__Recorded data__:
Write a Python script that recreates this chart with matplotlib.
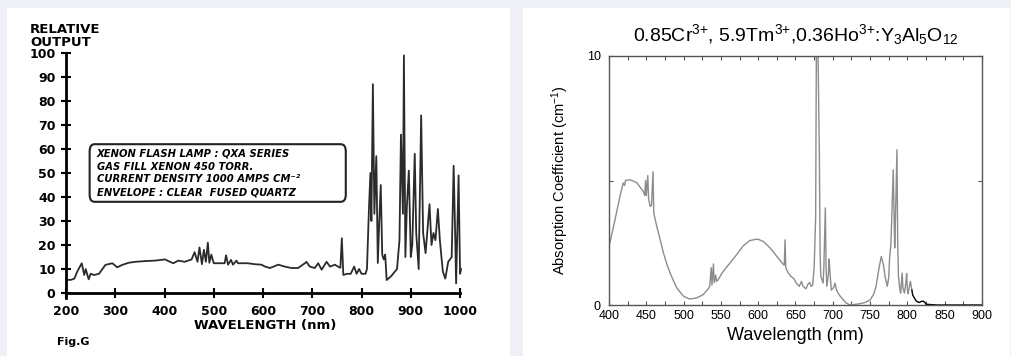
import numpy as np
import matplotlib.pyplot as plt
from matplotlib.patches import Rectangle, FancyBboxPatch

plt.rcParams['mathtext.fontset'] = 'custom'
plt.rcParams['mathtext.rm'] = 'Liberation Sans'
plt.rcParams['mathtext.it'] = 'Liberation Sans:italic'
plt.rcParams['mathtext.bf'] = 'Liberation Sans:bold'

# xenon flash lamp spectrum (left panel)
lamp_nm = [200, 210, 217, 223, 232, 237, 240, 246, 250, 257, 267, 274, 280, 294, 304, 314,
           327, 341, 361, 381, 401, 411, 418, 428, 441, 455, 461, 467, 471, 476, 480, 484,
           488, 491, 495, 500, 508, 522, 525, 529, 535, 539, 546, 549, 569, 583, 597, 603,
           614, 631, 644, 658, 671, 685, 688, 695, 705, 712, 719, 729, 736, 746, 752, 757,
           760, 763, 770, 778, 785, 790, 795, 800, 808, 811, 815, 818, 820, 823, 826, 830,
           833, 836, 839, 842, 845, 848, 851, 860, 872, 877, 880, 884, 886, 889, 892, 896,
           900, 903, 908, 911, 916, 921, 925, 930, 938, 942, 946, 950, 955, 959, 965, 970,
           976, 983, 987, 990, 992, 997, 1000, 1002]
lamp_out = [5.4, 5.5, 6, 9, 12.4, 7.5, 10, 5.7, 8, 7.5, 8, 10, 11.7, 12.4, 10.7, 11.7,
            12.6, 13, 13.3, 13.5, 14, 13, 12.4, 13.5, 13, 14, 17, 13, 19, 12, 18, 13,
            21, 12.6, 16, 12.4, 12.4, 12.4, 15.7, 11.8, 13.8, 11.8, 13.5, 12.4, 12.4, 12, 11.8, 11.1,
            10.4, 11.8, 11, 10.4, 10.4, 12.4, 13, 11, 10.4, 12.4, 9.7, 13, 11, 11.8, 11, 10.5,
            22.8, 7.5, 8, 8, 11, 8, 10, 8, 8, 10, 35, 50, 30, 87, 33, 57,
            12.5, 30, 45, 16, 14, 16, 5.4, 7, 10, 22, 66, 33, 99, 15, 36, 51,
            15, 20, 58, 25, 10, 74, 25, 16.6, 37, 20, 25, 22, 35, 22, 9, 6,
            13, 15, 53, 25, 4, 49, 8, 10]

# absorption of Cr,Tm,Ho:YAG (right panel)
abs_nm = [400, 405, 410, 415, 419, 421, 422, 428, 437, 446, 448, 449, 450, 452, 453, 455,
          457, 459, 460, 464, 468, 473, 478, 482, 486, 491, 500, 508, 517, 526, 533, 535,
          537, 538, 540, 541, 543, 544, 546, 553, 562, 571, 580, 589, 599, 607, 616, 625,
          633, 635, 636, 637, 640, 644, 648, 651, 655, 658, 660, 664, 667, 669, 671, 673,
          675, 677, 678, 680, 682, 683, 684, 687, 688, 690, 691, 692, 694, 695, 696, 698,
          701, 703, 705, 707, 710, 714, 718, 723, 736, 743, 750, 755, 758, 762, 765, 768,
          770, 773, 775, 776, 778, 781, 783, 784, 786, 787, 788, 790, 791, 793, 794, 796,
          798, 799, 800, 801, 803, 804, 806, 807, 809, 812, 816, 819, 821, 823, 825, 830,
          839, 850, 870, 900]
abs_coef = [2.35, 3.0, 3.7, 4.4, 4.9, 4.8, 5.0, 5.03, 4.92, 4.56, 4.4, 5.0, 4.4, 5.2, 4.3, 3.96,
            4.0, 5.35, 3.7, 3.16, 2.7, 2.09, 1.6, 1.28, 1.0, 0.68, 0.35, 0.24, 0.28, 0.41, 0.65, 0.75,
            1.5, 0.8, 1.65, 0.9, 1.2, 0.95, 1.0, 1.35, 1.68, 2.02, 2.38, 2.59, 2.65, 2.55, 2.29, 1.95,
            1.65, 1.6, 2.62, 1.5, 1.3, 1.15, 1.05, 0.88, 0.75, 0.95, 0.75, 0.65, 0.85, 0.9, 0.75, 0.8,
            1.5, 3.5, 10.5, 10.5, 6.0, 2.0, 1.15, 0.88, 1.5, 3.9, 1.5, 0.75, 1.2, 1.85, 1.4, 0.6,
            0.7, 0.88, 0.6, 0.48, 0.35, 0.21, 0.08, 0.0, 0.05, 0.1, 0.2, 0.45, 0.75, 1.5, 1.95, 1.6,
            1.15, 0.75, 1.1, 1.82, 2.5, 5.43, 2.29, 3.5, 6.23, 2.5, 1.15, 0.6, 0.48, 1.28, 0.7, 0.48,
            0.9, 1.26, 0.6, 0.45, 0.8, 0.95, 0.6, 0.41, 0.3, 0.15, 0.1, 0.15, 0.15, 0.12, 0.03, 0.02,
            0.0, 0.0, 0.0, 0.0]

lamp_note = ['XENON FLASH LAMP : QXA SERIES',
             'GAS FILL XENON 450 TORR.',
             'CURRENT DENSITY 1000 AMPS CM\u207b\u00b2',
             'ENVELOPE : CLEAR  FUSED QUARTZ']

fig = plt.figure(figsize=(10.12, 3.56), dpi=100)
fig.patch.set_facecolor('#eef0f6')
fig.patches.append(Rectangle((7/1012, 0), 503/1012, 1 - 8/356, transform=fig.transFigure,
                             fc='white', ec='none', zorder=-5))
fig.patches.append(Rectangle((523/1012, 0), 487/1012, 1 - 8/356, transform=fig.transFigure,
                             fc='white', ec='none', zorder=-5))

# ---- left: lamp output
ax1 = fig.add_axes([66/1012, 1 - 293/356, 398/1012, 240/356])
ax1.patch.set_alpha(0)
ax1.plot(lamp_nm, lamp_out, color='#2b2b2b', lw=1.3)
ax1.set_xlim(200, 1008)
ax1.set_ylim(0, 100)
for s in ['top', 'right']:
    ax1.spines[s].set_visible(False)
ax1.spines['left'].set_bounds(-2, 100)
ax1.spines['bottom'].set_bounds(200, 1000)
ax1.spines['left'].set_linewidth(2)
ax1.spines['bottom'].set_linewidth(2)
ax1.set_xticks(np.arange(200, 1001, 100))
ax1.set_yticks(np.arange(0, 101, 10))
ax1.tick_params(direction='inout', length=7, width=1.5, labelsize=9)
ax1.tick_params(axis='y', pad=4)
ax1.tick_params(axis='x', pad=5)
for lab in ax1.get_xticklabels() + ax1.get_yticklabels():
    lab.set_fontweight('heavy')
ax1.set_xlabel('WAVELENGTH (nm)', fontsize=9.5, fontweight='heavy', labelpad=1)
fig.text(30/1012, 1 - 23/356, 'RELATIVE\nOUTPUT', fontsize=9.5, fontweight='heavy',
         va='top', ha='left', linespacing=0.95)
fig.text(57/1012, 1 - 342/356, 'Fig.G', fontsize=8, fontweight='heavy', va='center')
ax1.add_patch(FancyBboxPatch((248, 38), 520, 24, boxstyle='round,pad=0,rounding_size=10',
                             mutation_aspect=0.3, fc='white', ec='#222222', lw=1.5))
ax1.text(262, 50, '\n'.join(lamp_note), fontsize=7.2, style='italic', fontweight='bold',
         va='center', ha='left', linespacing=1.35)

# ---- right: absorption coefficient
ax2 = fig.add_axes([609/1012, 1 - 305/356, 373/1012, 249/356])
ax2.patch.set_alpha(0)
nm = np.array(abs_nm)
coef = np.array(abs_coef)
main = nm <= 806
ax2.plot(nm[main], coef[main], color='#8c8c8c', lw=1.0)
ax2.plot(nm[nm >= 806], coef[nm >= 806], color='black', lw=1.0)
ax2.set_xlim(400, 900)
ax2.set_ylim(0, 10)
ax2.set_xticks(np.arange(400, 901, 50))
ax2.set_xticks(np.arange(400, 901, 25), minor=True)
ax2.set_yticks([0, 5, 10])
ax2.set_yticklabels(['0', '', '10'])
for s in ax2.spines.values():
    s.set_color('#555555')
    s.set_linewidth(1.0)
ax2.tick_params(which='both', direction='in', top=True, right=True, length=3, width=0.8,
                labelsize=9, colors='#555555', labelcolor='black')
ax2.tick_params(axis='y', pad=6)
ax2.set_xlabel('Wavelength (nm)', fontsize=13, family='Liberation Sans', labelpad=4)
ax2.set_ylabel('Absorption Coefficient (cm$^{-1}$)', fontsize=10.5, family='Liberation Sans',
               labelpad=11)
for lab in ax2.get_xticklabels() + ax2.get_yticklabels():
    lab.set_family('Liberation Sans')
ax2.set_title('0.85Cr$^{3{+}}$, 5.9Tm$^{3{+}}$,0.36Ho$^{3{+}}$:Y$_3$Al$_5$O$_{12}$',
              fontsize=14, family='Liberation Sans', pad=11)

fig.savefig('out.png', dpi=100, facecolor=fig.get_facecolor())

__Required task__:
Gather all lines where the word "matplotlib" appears.

__Output for this task__:
Write a Python script that recreates this chart with matplotlib.
import matplotlib.pyplot as plt
from matplotlib.patches import Rectangle, FancyBboxPatch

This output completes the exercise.